Speaking during International Customs Day on Thursday, KRA Commissioner-General Githii Mburu implied that the exchequer will parse the data gathered from telcos’ daily transactions to pick out individuals and businesses who earn and withhold such information from the taxman.

“We are looking at telcos themselves; the revenue and transactions they generate and the taxes we should be collecting from those transactions.

“We are also going to use that data on individuals and businesses who’ve been making money and [who have] been escaping our dragnet,” said Mr Mburu.

The KRA boss was bullish that the new intrusive approach would bear fruit as seen in the betting sector where the organization has recorded considerable revenue gains in roughly two weeks when it has been in place.

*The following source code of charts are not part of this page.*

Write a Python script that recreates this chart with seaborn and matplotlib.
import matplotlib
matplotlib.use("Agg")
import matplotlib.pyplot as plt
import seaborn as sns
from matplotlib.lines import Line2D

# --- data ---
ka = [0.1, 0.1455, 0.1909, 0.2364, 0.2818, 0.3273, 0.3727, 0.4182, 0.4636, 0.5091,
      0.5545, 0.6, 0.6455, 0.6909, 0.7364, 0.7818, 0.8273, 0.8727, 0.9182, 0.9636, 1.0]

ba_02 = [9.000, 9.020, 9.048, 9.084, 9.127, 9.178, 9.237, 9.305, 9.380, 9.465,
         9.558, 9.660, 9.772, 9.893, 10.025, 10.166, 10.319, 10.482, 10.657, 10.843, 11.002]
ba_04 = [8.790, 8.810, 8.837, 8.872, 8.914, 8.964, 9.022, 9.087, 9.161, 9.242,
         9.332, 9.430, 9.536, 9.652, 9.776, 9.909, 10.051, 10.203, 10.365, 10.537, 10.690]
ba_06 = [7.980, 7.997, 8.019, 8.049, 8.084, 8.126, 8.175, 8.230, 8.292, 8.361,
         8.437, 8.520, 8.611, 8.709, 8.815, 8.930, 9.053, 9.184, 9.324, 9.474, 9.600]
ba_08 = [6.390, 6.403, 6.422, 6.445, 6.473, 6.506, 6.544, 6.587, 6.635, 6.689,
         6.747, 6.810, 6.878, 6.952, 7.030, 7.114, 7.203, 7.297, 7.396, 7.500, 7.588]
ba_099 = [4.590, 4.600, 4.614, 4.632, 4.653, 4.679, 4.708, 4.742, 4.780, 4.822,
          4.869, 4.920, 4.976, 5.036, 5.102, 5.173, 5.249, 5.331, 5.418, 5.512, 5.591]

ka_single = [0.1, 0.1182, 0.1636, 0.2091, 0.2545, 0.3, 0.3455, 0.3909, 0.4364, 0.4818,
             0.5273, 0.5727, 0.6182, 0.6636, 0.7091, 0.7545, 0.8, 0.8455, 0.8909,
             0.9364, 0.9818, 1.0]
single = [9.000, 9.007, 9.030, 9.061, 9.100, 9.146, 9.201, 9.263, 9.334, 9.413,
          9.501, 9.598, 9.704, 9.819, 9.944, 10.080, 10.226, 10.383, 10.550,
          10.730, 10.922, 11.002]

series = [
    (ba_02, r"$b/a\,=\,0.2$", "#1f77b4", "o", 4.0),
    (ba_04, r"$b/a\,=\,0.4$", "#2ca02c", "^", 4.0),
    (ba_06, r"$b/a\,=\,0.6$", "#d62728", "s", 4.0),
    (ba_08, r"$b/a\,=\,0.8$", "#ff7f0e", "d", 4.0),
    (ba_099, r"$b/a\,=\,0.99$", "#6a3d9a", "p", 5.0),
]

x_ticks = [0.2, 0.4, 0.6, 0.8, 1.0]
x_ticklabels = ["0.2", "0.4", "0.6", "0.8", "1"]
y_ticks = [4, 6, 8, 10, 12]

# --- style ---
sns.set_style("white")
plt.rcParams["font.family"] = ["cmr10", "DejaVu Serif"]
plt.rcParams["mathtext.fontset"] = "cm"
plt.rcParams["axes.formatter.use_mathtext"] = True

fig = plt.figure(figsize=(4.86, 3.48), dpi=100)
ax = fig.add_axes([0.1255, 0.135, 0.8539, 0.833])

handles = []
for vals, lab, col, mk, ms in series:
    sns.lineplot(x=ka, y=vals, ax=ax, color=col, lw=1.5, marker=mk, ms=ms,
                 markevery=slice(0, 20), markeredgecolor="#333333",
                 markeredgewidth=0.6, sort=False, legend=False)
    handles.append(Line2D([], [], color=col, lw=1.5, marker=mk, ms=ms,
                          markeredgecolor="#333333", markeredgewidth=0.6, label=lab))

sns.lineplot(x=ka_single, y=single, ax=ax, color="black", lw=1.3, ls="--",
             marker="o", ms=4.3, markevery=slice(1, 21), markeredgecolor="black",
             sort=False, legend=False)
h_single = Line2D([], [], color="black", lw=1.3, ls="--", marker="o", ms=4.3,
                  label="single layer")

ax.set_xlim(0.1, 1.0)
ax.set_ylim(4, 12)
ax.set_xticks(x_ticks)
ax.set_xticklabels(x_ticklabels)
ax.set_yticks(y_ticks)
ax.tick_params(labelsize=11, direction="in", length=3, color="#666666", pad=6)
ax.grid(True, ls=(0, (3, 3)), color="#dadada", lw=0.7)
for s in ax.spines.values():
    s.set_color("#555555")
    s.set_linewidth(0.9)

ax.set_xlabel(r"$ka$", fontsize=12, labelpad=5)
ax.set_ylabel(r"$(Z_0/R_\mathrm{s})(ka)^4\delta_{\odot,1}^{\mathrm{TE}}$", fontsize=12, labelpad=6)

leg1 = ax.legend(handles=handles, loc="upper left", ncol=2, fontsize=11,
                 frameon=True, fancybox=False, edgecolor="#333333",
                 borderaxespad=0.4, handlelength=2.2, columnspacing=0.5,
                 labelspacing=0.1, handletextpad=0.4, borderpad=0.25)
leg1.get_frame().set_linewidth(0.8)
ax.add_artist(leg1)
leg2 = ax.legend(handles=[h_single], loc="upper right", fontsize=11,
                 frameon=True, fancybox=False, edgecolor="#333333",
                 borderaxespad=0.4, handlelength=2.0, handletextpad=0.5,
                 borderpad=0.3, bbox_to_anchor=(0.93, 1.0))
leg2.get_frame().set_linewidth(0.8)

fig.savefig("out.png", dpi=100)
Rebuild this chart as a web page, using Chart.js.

Read also: Inflation adjustment by KRA is simply a double tax on consumers

“The technology we are implementing right now, [we’ve already integrated] with the betting sector for daily remittance of revenue, but more importantly, to have more visibility of all transactions happening in that space so that we don’t rely on self-declarations from traders.

“We want to see it live. They [should transmit] information daily so that we can see it,” he said.

Alive to the revenue demands by the National Treasury and the set target of Kes3 trillion for the next financial year, Mr Mburu said that intensifying tax collections would ease the budget on government borrowing.

Safaricom CEO Peter Ndegwa has no qualms about KRA going hard on tax scrutiny as long as it is within the law.

In an interview with Citizen TV Thursday night the head of Kenya’s biggest telco emphasized the need for KRA to breakdown the implications of the new tax regime for players in the industry.

“We need to have a conversation with the KRA and understand the implications of the new proposal and understand our role in that.

“But what I know is that we are going to pay the tax we are required to pay. Of course, KRA may want to do additional of how we do taxes, but that has to be done through the budget process and the parliamentary process,” Mr Ndegwa said.